Some 50,000 workers had moved to the city to take what proved non-existent jobs when the plant was not built.
The four-year investigation into Petrobras’ culture of bribery, which allegedly included Presidents Lula and Rousseff, code-named Operation Car Wash, uncovered vast numbers of alleged underhand payments to local and national politicians and their associates.
The charges against Ferraz and Magalhaes, state that they bribed Pretrobas executives to sell them oil at a reduced rate. Three other Swiss-based companies – Vitol, Glencore and Mercuria Energy – are also being investigated for illegal trading with Petrobras.
Initial studies suggest Trafigura is within its rights to use European data protection legislation to attempt to block the investigation.

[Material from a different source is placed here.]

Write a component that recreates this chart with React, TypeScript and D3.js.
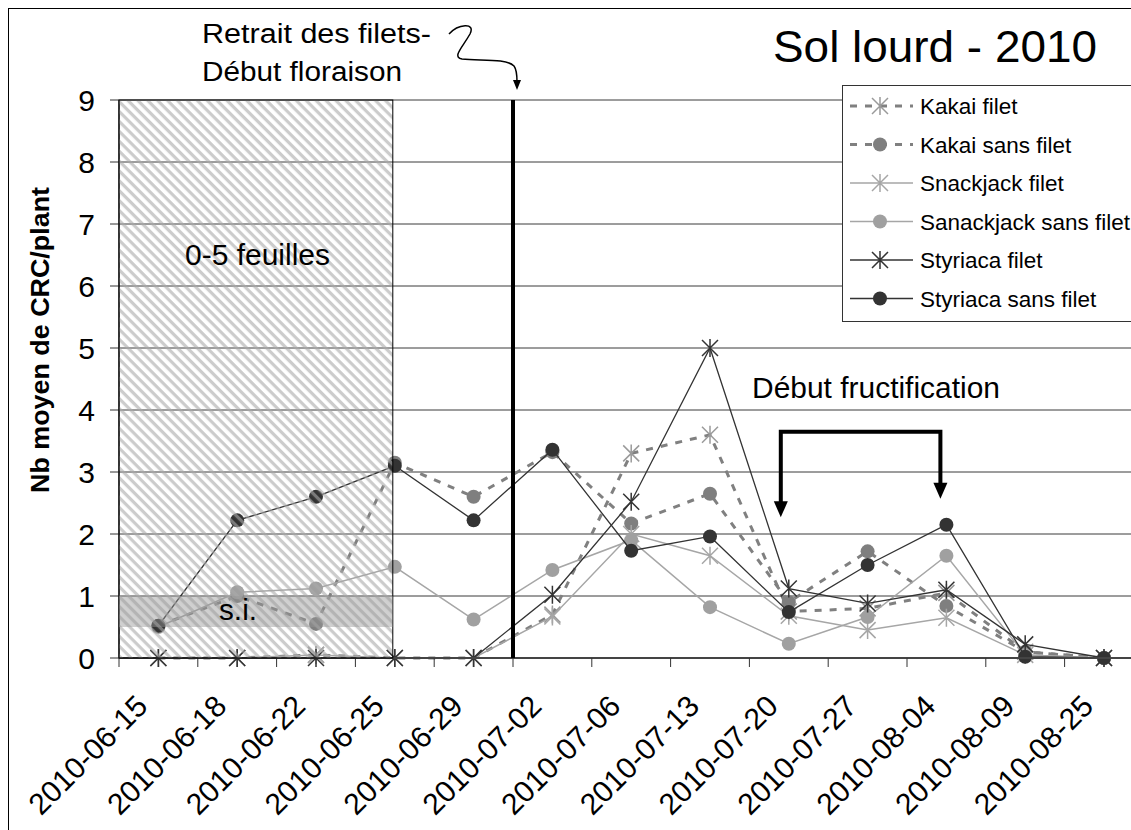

Toby Duthie of the Forensic Risk Alliance said: ‘Employees are required to give informed consent to the provision of their data to third parties. ‘The basis of this consent may change over time as the matter evolves.’
He said the fact that consent might be given to an internal investigation or civil litigation did not mean it could be handed to a criminal investigation ‘if the individual became personally implicated or liable in such a case’. This was not the case with the UK’s Data Protection Act which was replaced by GDPR.
The only way for the judiciary in Parana to proceed against Ferraz and Magalhaes would be to ask the European Union for ‘mutual assistance’ or to ask the Swiss government to intervene directly. Switzerland has similar data protection legislation to the rest of the European Union.
There are many who believe the EU’s determination to enforce GDPR whatever the cost has impeded trans-national fraud investigations. Tanguy van Overstraeten, a partner at the multi-national law firm, Linklaters, said: ‘One of the reasons sanctions under the GDPR have increased so much is to oblige companies to seriously consider the risk of violating EU law. This has even further confused the positioning of European companies, as solutions can only be found at a EU political level.’